▸ **WRITTEN TASK**: Reproduce the full listing below unchanged, apart from the pictures.

»»

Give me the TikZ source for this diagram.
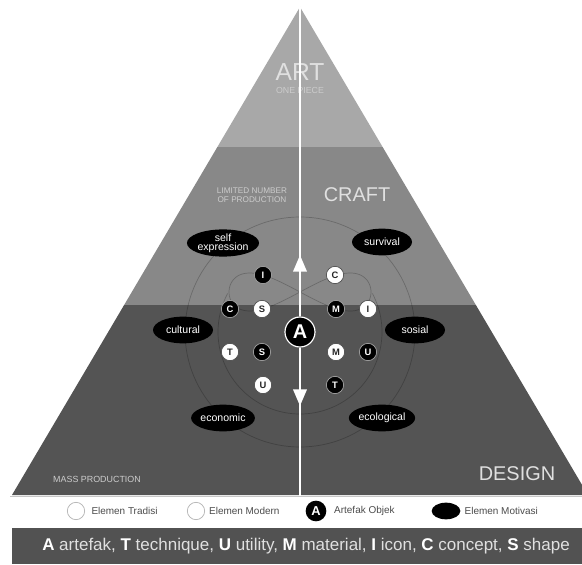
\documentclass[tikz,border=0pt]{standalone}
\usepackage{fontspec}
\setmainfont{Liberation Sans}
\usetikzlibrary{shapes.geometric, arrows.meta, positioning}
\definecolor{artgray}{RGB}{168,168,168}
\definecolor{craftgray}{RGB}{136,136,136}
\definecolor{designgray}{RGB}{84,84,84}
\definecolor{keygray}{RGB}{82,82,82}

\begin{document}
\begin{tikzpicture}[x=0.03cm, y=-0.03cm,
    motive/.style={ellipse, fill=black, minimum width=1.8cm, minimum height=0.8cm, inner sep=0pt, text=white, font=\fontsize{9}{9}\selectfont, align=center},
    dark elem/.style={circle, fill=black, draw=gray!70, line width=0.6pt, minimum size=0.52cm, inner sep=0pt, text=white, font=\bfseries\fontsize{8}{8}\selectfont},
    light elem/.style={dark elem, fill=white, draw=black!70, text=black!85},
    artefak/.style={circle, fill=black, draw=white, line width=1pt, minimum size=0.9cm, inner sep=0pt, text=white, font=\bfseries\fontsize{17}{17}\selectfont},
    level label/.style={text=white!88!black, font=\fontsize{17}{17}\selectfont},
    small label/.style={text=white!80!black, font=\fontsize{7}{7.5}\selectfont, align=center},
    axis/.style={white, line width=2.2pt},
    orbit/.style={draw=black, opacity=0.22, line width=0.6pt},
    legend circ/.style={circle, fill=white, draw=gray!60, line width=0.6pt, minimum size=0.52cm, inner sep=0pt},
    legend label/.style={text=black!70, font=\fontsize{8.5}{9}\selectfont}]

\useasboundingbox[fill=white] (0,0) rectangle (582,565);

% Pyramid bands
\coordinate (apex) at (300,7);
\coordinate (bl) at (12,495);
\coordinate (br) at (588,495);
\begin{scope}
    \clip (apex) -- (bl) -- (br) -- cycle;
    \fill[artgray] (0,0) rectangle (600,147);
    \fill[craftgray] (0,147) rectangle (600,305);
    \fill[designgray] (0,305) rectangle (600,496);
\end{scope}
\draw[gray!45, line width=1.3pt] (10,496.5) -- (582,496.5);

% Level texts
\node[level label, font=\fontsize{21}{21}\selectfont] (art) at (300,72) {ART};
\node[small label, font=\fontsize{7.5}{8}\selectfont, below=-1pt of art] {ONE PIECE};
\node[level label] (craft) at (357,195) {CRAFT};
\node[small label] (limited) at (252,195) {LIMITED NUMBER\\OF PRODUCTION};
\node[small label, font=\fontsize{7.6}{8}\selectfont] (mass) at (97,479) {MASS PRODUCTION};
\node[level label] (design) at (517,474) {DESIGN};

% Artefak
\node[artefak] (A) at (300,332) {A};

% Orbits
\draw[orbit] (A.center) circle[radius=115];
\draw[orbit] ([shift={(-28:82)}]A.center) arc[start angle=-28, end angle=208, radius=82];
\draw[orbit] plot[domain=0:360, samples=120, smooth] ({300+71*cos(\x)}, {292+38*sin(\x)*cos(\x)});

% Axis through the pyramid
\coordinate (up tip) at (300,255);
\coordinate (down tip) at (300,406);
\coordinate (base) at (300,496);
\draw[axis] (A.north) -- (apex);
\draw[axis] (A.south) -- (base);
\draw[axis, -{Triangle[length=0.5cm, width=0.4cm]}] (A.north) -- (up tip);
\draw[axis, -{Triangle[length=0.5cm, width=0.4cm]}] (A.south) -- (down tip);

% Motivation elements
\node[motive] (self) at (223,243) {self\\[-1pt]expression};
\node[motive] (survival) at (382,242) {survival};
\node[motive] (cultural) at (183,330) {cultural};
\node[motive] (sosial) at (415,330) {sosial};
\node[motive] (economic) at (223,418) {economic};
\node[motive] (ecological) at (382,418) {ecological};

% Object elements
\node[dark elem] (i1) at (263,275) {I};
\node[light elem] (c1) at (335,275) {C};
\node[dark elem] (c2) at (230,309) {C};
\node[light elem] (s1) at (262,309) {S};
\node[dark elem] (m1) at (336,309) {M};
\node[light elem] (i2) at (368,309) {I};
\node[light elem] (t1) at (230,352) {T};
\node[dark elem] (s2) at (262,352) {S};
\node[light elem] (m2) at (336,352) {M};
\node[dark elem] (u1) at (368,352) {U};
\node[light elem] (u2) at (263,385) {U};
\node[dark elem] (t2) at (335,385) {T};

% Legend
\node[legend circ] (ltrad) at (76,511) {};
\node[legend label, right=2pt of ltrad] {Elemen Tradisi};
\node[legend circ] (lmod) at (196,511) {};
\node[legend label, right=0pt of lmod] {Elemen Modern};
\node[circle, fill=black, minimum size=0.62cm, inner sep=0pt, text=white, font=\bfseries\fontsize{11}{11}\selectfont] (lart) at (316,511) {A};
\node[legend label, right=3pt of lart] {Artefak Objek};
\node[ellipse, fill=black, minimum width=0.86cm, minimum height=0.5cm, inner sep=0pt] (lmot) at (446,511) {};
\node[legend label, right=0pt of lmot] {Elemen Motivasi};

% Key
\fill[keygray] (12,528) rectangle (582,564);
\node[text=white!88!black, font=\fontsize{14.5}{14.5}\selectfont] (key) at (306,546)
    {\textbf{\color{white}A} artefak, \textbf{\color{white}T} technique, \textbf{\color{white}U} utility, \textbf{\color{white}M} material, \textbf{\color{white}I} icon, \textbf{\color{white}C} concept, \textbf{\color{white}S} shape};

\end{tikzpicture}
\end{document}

««

▸ **THE ANSWER**:
Give me the TikZ source for this diagram.
\documentclass[tikz,border=0pt]{standalone}
\usepackage{fontspec}
\setmainfont{Liberation Sans}
\usetikzlibrary{shapes.geometric, arrows.meta, positioning}
\definecolor{artgray}{RGB}{168,168,168}
\definecolor{craftgray}{RGB}{136,136,136}
\definecolor{designgray}{RGB}{84,84,84}
\definecolor{keygray}{RGB}{82,82,82}

\begin{document}
\begin{tikzpicture}[x=0.03cm, y=-0.03cm,
    motive/.style={ellipse, fill=black, minimum width=1.8cm, minimum height=0.8cm, inner sep=0pt, text=white, font=\fontsize{9}{9}\selectfont, align=center},
    dark elem/.style={circle, fill=black, draw=gray!70, line width=0.6pt, minimum size=0.52cm, inner sep=0pt, text=white, font=\bfseries\fontsize{8}{8}\selectfont},
    light elem/.style={dark elem, fill=white, draw=black!70, text=black!85},
    artefak/.style={circle, fill=black, draw=white, line width=1pt, minimum size=0.9cm, inner sep=0pt, text=white, font=\bfseries\fontsize{17}{17}\selectfont},
    level label/.style={text=white!88!black, font=\fontsize{17}{17}\selectfont},
    small label/.style={text=white!80!black, font=\fontsize{7}{7.5}\selectfont, align=center},
    axis/.style={white, line width=2.2pt},
    orbit/.style={draw=black, opacity=0.22, line width=0.6pt},
    legend circ/.style={circle, fill=white, draw=gray!60, line width=0.6pt, minimum size=0.52cm, inner sep=0pt},
    legend label/.style={text=black!70, font=\fontsize{8.5}{9}\selectfont}]

\useasboundingbox[fill=white] (0,0) rectangle (582,565);

% Pyramid bands
\coordinate (apex) at (300,7);
\coordinate (bl) at (12,495);
\coordinate (br) at (588,495);
\begin{scope}
    \clip (apex) -- (bl) -- (br) -- cycle;
    \fill[artgray] (0,0) rectangle (600,147);
    \fill[craftgray] (0,147) rectangle (600,305);
    \fill[designgray] (0,305) rectangle (600,496);
\end{scope}
\draw[gray!45, line width=1.3pt] (10,496.5) -- (582,496.5);

% Level texts
\node[level label, font=\fontsize{21}{21}\selectfont] (art) at (300,72) {ART};
\node[small label, font=\fontsize{7.5}{8}\selectfont, below=-1pt of art] {ONE PIECE};
\node[level label] (craft) at (357,195) {CRAFT};
\node[small label] (limited) at (252,195) {LIMITED NUMBER\\OF PRODUCTION};
\node[small label, font=\fontsize{7.6}{8}\selectfont] (mass) at (97,479) {MASS PRODUCTION};
\node[level label] (design) at (517,474) {DESIGN};

% Artefak
\node[artefak] (A) at (300,332) {A};

% Orbits
\draw[orbit] (A.center) circle[radius=115];
\draw[orbit] ([shift={(-28:82)}]A.center) arc[start angle=-28, end angle=208, radius=82];
\draw[orbit] plot[domain=0:360, samples=120, smooth] ({300+71*cos(\x)}, {292+38*sin(\x)*cos(\x)});

% Axis through the pyramid
\coordinate (up tip) at (300,255);
\coordinate (down tip) at (300,406);
\coordinate (base) at (300,496);
\draw[axis] (A.north) -- (apex);
\draw[axis] (A.south) -- (base);
\draw[axis, -{Triangle[length=0.5cm, width=0.4cm]}] (A.north) -- (up tip);
\draw[axis, -{Triangle[length=0.5cm, width=0.4cm]}] (A.south) -- (down tip);

% Motivation elements
\node[motive] (self) at (223,243) {self\\[-1pt]expression};
\node[motive] (survival) at (382,242) {survival};
\node[motive] (cultural) at (183,330) {cultural};
\node[motive] (sosial) at (415,330) {sosial};
\node[motive] (economic) at (223,418) {economic};
\node[motive] (ecological) at (382,418) {ecological};

% Object elements
\node[dark elem] (i1) at (263,275) {I};
\node[light elem] (c1) at (335,275) {C};
\node[dark elem] (c2) at (230,309) {C};
\node[light elem] (s1) at (262,309) {S};
\node[dark elem] (m1) at (336,309) {M};
\node[light elem] (i2) at (368,309) {I};
\node[light elem] (t1) at (230,352) {T};
\node[dark elem] (s2) at (262,352) {S};
\node[light elem] (m2) at (336,352) {M};
\node[dark elem] (u1) at (368,352) {U};
\node[light elem] (u2) at (263,385) {U};
\node[dark elem] (t2) at (335,385) {T};

% Legend
\node[legend circ] (ltrad) at (76,511) {};
\node[legend label, right=2pt of ltrad] {Elemen Tradisi};
\node[legend circ] (lmod) at (196,511) {};
\node[legend label, right=0pt of lmod] {Elemen Modern};
\node[circle, fill=black, minimum size=0.62cm, inner sep=0pt, text=white, font=\bfseries\fontsize{11}{11}\selectfont] (lart) at (316,511) {A};
\node[legend label, right=3pt of lart] {Artefak Objek};
\node[ellipse, fill=black, minimum width=0.86cm, minimum height=0.5cm, inner sep=0pt] (lmot) at (446,511) {};
\node[legend label, right=0pt of lmot] {Elemen Motivasi};

% Key
\fill[keygray] (12,528) rectangle (582,564);
\node[text=white!88!black, font=\fontsize{14.5}{14.5}\selectfont] (key) at (306,546)
    {\textbf{\color{white}A} artefak, \textbf{\color{white}T} technique, \textbf{\color{white}U} utility, \textbf{\color{white}M} material, \textbf{\color{white}I} icon, \textbf{\color{white}C} concept, \textbf{\color{white}S} shape};

\end{tikzpicture}
\end{document}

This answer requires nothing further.